The Eating is going well . . .

As is the love part. We love these children with all our hearts. They are a part of us, family. Just  as their mother is a completely different person than either my husband or me, yet raised in our home, these two are even more different. That’s why these trips alone are so essential to us; so that we can get to know them as who and what they are, not as what we think they are, or what their parents say they are. And, at 11 and 13, a good part of what they are–eating machines. As my husband has remarked several times already this trip–this army travels on its stomach, for sure, and when they are hungry, the nearest pizzaria had best watch out.  Fortunately, in Italy, there are, as my mother would say, a “gracious plenty” of pizza available.  Trying to upgrade their culinary tastes, we have introduced them to lasagna.  And tonight, in Assisi, another breakthrough. Eating at a restaurant recommended by Ricardo–story below–they at least tasted some of the spectacular pasta dishes on offer.
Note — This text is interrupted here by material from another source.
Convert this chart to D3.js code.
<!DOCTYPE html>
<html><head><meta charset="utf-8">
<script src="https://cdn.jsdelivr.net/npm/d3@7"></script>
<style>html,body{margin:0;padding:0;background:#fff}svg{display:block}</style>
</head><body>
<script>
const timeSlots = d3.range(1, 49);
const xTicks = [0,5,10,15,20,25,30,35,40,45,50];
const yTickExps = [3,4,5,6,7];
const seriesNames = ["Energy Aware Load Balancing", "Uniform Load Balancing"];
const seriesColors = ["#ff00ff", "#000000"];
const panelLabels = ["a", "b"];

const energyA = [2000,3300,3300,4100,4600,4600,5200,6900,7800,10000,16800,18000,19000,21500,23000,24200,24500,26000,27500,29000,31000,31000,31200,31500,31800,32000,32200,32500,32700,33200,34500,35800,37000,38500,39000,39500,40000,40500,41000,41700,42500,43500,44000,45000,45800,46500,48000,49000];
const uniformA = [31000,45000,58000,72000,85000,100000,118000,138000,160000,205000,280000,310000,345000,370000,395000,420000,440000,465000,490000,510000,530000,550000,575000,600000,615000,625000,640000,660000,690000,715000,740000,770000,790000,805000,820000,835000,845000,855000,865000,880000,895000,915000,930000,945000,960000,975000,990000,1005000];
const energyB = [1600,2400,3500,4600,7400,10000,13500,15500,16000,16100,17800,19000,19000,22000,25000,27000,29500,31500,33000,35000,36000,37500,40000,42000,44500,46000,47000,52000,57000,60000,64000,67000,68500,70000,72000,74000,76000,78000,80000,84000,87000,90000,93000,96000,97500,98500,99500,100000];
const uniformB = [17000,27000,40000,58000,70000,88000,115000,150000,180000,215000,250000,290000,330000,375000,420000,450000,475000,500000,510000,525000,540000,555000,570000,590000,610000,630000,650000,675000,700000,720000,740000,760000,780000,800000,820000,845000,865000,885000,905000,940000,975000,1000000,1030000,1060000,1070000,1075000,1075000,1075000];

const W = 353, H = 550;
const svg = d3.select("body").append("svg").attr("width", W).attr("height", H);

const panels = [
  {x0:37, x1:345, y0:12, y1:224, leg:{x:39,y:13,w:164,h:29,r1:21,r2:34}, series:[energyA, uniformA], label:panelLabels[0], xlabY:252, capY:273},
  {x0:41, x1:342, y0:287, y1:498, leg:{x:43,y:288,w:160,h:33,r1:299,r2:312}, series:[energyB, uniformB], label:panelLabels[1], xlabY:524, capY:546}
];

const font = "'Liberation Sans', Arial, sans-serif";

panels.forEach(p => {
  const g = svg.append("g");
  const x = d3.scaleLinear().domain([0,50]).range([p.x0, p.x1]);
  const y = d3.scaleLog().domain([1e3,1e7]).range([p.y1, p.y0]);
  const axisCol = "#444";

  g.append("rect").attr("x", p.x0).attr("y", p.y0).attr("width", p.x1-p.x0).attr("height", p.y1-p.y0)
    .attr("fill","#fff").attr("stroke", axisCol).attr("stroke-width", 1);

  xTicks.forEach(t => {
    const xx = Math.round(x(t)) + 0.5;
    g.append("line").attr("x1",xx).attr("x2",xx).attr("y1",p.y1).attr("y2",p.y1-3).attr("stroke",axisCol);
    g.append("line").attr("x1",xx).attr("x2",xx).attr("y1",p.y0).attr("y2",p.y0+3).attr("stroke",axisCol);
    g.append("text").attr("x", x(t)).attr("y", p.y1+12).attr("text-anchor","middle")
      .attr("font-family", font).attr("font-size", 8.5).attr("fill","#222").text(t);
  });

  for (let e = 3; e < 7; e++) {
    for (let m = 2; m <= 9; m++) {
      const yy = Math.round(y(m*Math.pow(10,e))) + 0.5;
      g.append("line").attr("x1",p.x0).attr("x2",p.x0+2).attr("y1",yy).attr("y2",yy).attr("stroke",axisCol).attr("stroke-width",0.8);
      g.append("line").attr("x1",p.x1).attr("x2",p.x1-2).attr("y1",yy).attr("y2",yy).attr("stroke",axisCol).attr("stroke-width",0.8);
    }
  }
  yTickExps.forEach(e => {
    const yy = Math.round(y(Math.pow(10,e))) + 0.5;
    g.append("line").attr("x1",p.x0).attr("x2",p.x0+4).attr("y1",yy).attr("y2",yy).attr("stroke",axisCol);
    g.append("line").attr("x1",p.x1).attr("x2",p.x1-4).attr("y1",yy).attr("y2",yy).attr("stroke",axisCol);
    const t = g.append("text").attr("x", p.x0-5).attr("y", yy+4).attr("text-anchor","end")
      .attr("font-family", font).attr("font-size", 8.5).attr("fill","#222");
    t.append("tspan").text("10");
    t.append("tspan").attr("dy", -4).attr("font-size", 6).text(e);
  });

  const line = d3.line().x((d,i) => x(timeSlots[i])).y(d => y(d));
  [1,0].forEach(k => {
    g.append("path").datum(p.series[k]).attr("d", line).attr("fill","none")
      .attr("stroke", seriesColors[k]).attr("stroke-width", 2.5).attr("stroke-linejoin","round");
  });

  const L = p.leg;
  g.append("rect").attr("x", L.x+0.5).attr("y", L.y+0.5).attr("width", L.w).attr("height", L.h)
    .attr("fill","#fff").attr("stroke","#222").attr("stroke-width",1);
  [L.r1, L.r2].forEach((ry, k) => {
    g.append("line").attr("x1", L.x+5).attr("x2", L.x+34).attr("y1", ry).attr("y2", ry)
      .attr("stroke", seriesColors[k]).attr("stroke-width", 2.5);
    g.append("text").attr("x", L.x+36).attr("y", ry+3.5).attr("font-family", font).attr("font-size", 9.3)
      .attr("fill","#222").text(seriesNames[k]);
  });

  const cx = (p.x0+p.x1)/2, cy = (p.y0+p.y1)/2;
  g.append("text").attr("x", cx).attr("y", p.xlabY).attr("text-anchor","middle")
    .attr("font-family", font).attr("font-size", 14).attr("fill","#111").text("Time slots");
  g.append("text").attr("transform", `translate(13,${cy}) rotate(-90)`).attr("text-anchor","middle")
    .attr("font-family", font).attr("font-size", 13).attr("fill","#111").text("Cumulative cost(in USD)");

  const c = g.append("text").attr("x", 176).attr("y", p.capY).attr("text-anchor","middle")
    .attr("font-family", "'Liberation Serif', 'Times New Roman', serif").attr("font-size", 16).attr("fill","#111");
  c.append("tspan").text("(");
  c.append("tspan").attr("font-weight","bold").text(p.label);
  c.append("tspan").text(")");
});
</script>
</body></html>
Ricardo–the proprietor of a shop we stopped in. Ricardo turned out to have spent his student years in Santa Monica and at UCLA, spends four months of the year on business in Santa Monica, and knows a few of the restaurant owners we know. Ricardo was genuinely pleased to meet people from his US  ‘hood. It was as if we were fast friends already, and immediately got us a table at a restaurant that was completely booked.   Now we all know that true friendships, true bonds, don’t come about instantly; and yet, his attitude was contagious. Perhaps, I wonder, if this is what Christian fellowship should be about–meeting other people who have one thing in common, a love of Christ, and then being willing and open to share that joy, regardless of the many differences in how we express it through our own cultures.
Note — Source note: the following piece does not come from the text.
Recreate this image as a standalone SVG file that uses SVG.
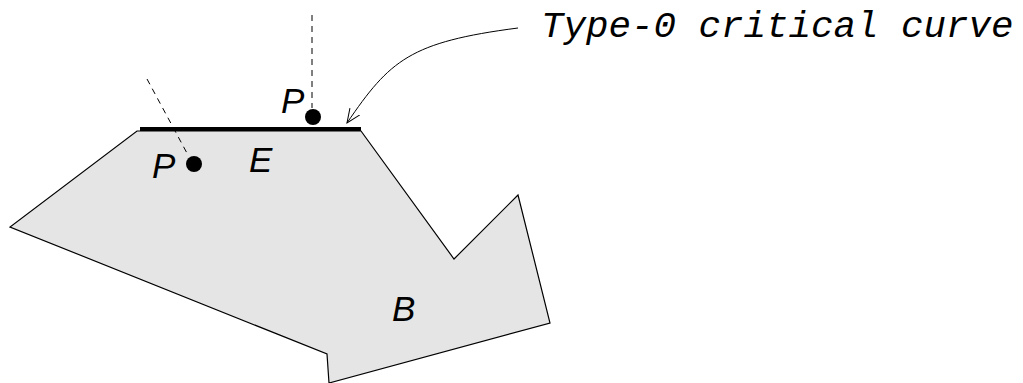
<svg xmlns="http://www.w3.org/2000/svg" width="1023" height="383" viewBox="0 0 1023 383">
<style>
.lbl{font-family:"Liberation Sans",Arial,sans-serif;font-style:italic;font-size:35px;fill:#000}
.mono{font-family:"Liberation Mono","Courier New",monospace;font-style:italic;font-size:37.5px;fill:#000}
.dash{stroke:#000;stroke-width:1;stroke-dasharray:6,5;fill:none}
</style>
<defs>
<marker id="open" markerWidth="16" markerHeight="16" refX="14" refY="8" orient="auto" markerUnits="userSpaceOnUse">
<path d="M0,2 L14,8 L0,14" fill="none" stroke="#000" stroke-width="1"/>
</marker>
</defs>
<g id="region-B">
<polygon points="137,131 361,131 454,259 518,195 550,323 329,383 327,354 10,227" fill="#e5e5e5" stroke="#000" stroke-width="1.2"/>
<text class="lbl" x="392" y="321">B</text>
</g>
<g id="edge-E">
<line x1="140" y1="129" x2="361" y2="129" stroke="#000" stroke-width="4"/>
<text class="lbl" x="249" y="172">E</text>
</g>
<g id="point-P-upper">
<line class="dash" x1="312" y1="15" x2="312" y2="108"/>
<circle cx="313" cy="117" r="8" fill="#000"/>
<text class="lbl" x="281" y="113">P</text>
</g>
<g id="point-P-lower">
<line class="dash" x1="147" y1="79" x2="188" y2="155"/>
<circle cx="194" cy="164" r="8" fill="#000"/>
<text class="lbl" x="152" y="178">P</text>
</g>
<g id="label-curve">
<text class="mono" x="541" y="37">Type-0 critical curve</text>
</g>
<g id="connectors">
<path d="M518,28 C410,42 390,60 347,123" fill="none" stroke="#000" stroke-width="1" marker-end="url(#open)"/>
</g>
</svg>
If we try, in our multitasking days, to allow one person that openness and grace, we might get a really good meal out of it.
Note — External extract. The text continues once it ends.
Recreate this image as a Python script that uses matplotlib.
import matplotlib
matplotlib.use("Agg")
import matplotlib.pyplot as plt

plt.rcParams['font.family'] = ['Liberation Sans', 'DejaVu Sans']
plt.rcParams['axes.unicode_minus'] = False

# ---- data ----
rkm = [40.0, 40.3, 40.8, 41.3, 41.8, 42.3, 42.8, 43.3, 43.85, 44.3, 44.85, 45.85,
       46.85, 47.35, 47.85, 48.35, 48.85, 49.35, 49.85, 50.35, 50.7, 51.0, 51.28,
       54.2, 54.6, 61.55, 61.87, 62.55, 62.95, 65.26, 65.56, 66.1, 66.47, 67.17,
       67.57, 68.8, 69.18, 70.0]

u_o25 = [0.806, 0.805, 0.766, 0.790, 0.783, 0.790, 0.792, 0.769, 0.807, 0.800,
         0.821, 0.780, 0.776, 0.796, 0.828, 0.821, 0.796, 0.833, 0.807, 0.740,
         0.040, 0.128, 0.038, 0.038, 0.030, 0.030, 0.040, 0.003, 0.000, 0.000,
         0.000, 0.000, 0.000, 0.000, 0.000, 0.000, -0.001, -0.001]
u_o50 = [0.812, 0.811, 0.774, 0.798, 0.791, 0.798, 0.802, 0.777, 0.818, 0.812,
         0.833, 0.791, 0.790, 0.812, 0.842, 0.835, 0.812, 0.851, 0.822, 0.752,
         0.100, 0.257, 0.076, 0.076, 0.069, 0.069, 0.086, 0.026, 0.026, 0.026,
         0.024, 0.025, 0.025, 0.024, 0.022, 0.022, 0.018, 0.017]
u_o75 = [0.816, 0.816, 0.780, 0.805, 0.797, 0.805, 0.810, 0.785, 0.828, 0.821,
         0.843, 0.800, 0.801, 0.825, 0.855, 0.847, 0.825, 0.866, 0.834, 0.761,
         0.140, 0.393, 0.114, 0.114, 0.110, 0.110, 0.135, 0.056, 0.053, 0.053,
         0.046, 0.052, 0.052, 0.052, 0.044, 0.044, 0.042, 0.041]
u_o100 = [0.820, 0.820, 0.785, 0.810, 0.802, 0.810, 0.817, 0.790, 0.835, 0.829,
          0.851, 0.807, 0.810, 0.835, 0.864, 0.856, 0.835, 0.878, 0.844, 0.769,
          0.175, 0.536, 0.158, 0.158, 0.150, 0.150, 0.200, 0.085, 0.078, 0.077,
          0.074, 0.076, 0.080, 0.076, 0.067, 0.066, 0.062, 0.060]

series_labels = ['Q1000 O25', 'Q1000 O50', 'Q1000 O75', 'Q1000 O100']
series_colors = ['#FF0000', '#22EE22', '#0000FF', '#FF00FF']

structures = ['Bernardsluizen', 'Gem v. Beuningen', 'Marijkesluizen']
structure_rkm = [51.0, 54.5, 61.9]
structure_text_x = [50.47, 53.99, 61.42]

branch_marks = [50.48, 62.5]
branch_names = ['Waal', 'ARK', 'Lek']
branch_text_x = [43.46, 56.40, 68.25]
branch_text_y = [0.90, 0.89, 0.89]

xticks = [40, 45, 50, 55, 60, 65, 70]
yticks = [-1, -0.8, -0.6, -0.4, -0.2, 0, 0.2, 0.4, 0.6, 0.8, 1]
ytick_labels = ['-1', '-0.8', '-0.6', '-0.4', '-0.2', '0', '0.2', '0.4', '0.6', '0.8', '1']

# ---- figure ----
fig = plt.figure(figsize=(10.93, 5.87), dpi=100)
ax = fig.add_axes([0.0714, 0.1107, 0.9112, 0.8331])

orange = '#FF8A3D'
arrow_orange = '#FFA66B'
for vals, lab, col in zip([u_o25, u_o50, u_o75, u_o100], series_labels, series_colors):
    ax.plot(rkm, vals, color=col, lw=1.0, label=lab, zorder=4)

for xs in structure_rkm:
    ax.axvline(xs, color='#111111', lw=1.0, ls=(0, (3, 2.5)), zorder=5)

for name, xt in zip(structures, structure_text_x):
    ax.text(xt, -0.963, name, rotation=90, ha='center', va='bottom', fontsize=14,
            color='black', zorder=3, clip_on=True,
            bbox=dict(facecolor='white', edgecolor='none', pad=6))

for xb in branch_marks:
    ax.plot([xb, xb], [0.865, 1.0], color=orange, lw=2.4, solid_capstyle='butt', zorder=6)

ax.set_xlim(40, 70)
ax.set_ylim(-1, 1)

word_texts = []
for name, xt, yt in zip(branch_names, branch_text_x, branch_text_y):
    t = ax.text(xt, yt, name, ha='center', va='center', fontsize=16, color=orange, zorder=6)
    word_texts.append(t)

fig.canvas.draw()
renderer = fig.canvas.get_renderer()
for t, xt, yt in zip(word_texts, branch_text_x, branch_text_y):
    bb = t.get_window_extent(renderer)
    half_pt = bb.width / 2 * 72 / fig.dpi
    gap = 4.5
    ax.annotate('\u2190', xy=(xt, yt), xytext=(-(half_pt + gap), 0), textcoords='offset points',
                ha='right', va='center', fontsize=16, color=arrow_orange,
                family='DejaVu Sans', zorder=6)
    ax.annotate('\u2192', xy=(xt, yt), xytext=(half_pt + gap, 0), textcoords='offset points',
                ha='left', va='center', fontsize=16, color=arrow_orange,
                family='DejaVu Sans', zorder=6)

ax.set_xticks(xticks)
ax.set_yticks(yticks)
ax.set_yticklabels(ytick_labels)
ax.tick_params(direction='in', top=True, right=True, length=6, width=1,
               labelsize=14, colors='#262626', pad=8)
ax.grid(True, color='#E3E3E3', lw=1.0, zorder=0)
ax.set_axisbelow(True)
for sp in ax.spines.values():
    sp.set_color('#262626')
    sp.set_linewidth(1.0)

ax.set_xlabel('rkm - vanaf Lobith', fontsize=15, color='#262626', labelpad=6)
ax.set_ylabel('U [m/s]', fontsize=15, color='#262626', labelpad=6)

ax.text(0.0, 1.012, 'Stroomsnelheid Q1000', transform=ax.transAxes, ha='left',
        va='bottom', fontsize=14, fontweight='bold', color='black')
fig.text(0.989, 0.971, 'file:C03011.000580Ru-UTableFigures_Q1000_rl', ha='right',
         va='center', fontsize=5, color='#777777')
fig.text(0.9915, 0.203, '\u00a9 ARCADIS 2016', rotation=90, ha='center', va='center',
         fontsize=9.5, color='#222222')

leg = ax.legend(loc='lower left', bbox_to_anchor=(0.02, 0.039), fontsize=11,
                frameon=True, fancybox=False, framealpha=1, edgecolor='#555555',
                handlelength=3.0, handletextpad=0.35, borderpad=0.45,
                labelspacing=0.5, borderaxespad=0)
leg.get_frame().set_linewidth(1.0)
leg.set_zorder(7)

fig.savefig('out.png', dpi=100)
Eat? Certainly. Pray? Probably. Love? Most Definitely.

Unlike the author of the popular "Eat, Pray, Love" I am not voyaging around the world to "find" myself. I'm not lost. I am in fact in Perugia, Italy filled with good food, and a lot of love. My husband and I are taking our two oldest grandchildren on their first trip to Italy. We love the kids, they love us, and they can, if they want, eat pizza at every meal. (so far,they're trying).
And, I hope, as we see some of the important sites in the history of the church, we might get a little praying going on as well
But for now, our first stop was Pompeii, a city obliterated in just a few hours in a volcanic disaster.
As we walked around looking at the remains of a city literally stopped dead in its tracks, I noticed a feature that not all ruin sites have; they mark a line of reconstruction. That is, there is a definite physical line drawn at the point their the original walls stop, and the modern work that restores the whole begins. It struck me that it could be a metaphor for our lives; somewhere, sometime, each of us has an event that seems to stop our lives. We have to take some time, unearth the foundations that are left of ourselves, and then do some rebuilding, some reconstruction, to create a new entity, both old and new, but whole. Then it's good to remember that line of reconstruction, that separation between the before and the after, that makes us a new creature and yet the same. Restored.